On the other hand, I've met a couple of these men. My husband, who's a big fan of Rome and aqueducts and whatnot, has been a bit weirded out by some Orthodox men who meet us and immediately start talking about some council or other, and their extremely strong opinions about the outcome thereof, for the entirety of lunch. I suppose they're autistic? But, still, autistic men who want to find friends and eventually wives do need to tune in a little bit to how deep into the old books they should get upon first meeting someone.

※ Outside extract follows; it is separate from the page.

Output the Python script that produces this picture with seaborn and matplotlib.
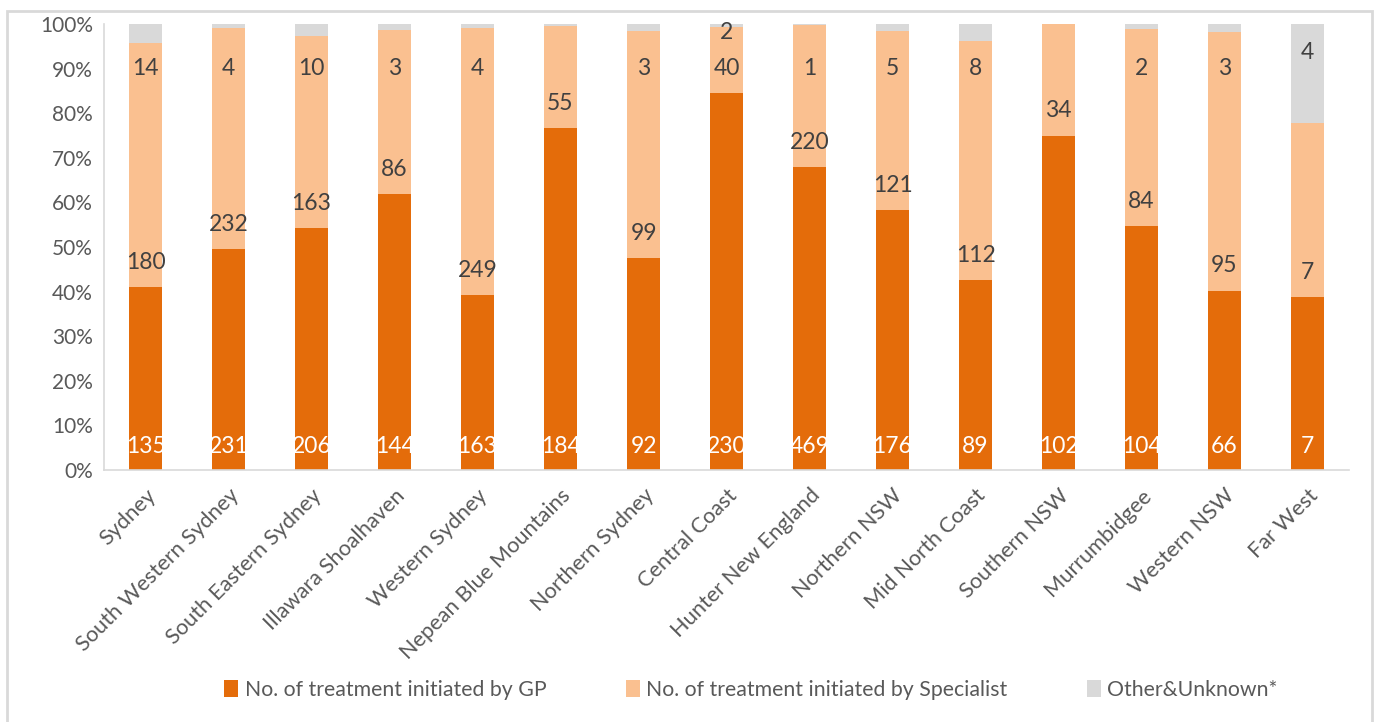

Tradcaths have a much lesser grade of these same problems(no birth control, like actually seriously, just short circuits around so so much of this 'how to have trad sexual ethics in a post sexual revolution world', for example), and we straight up tell our young men that women do not care about the third council of Constantinople or whatever, learn to talk about sports or work or something they have a framework for interacting with.
I suspect Orthodoxy is in the unenviable position, though basically no fault of its own, of attracting a certain type of person who thinks that their youth pastor and Pope Francis were both not hardcore enough.
So is traditional Catholicism- 'smoking the whole pack' when you bite down on trad seems to solve a lot of this stuff, even if it's not a magic bullet.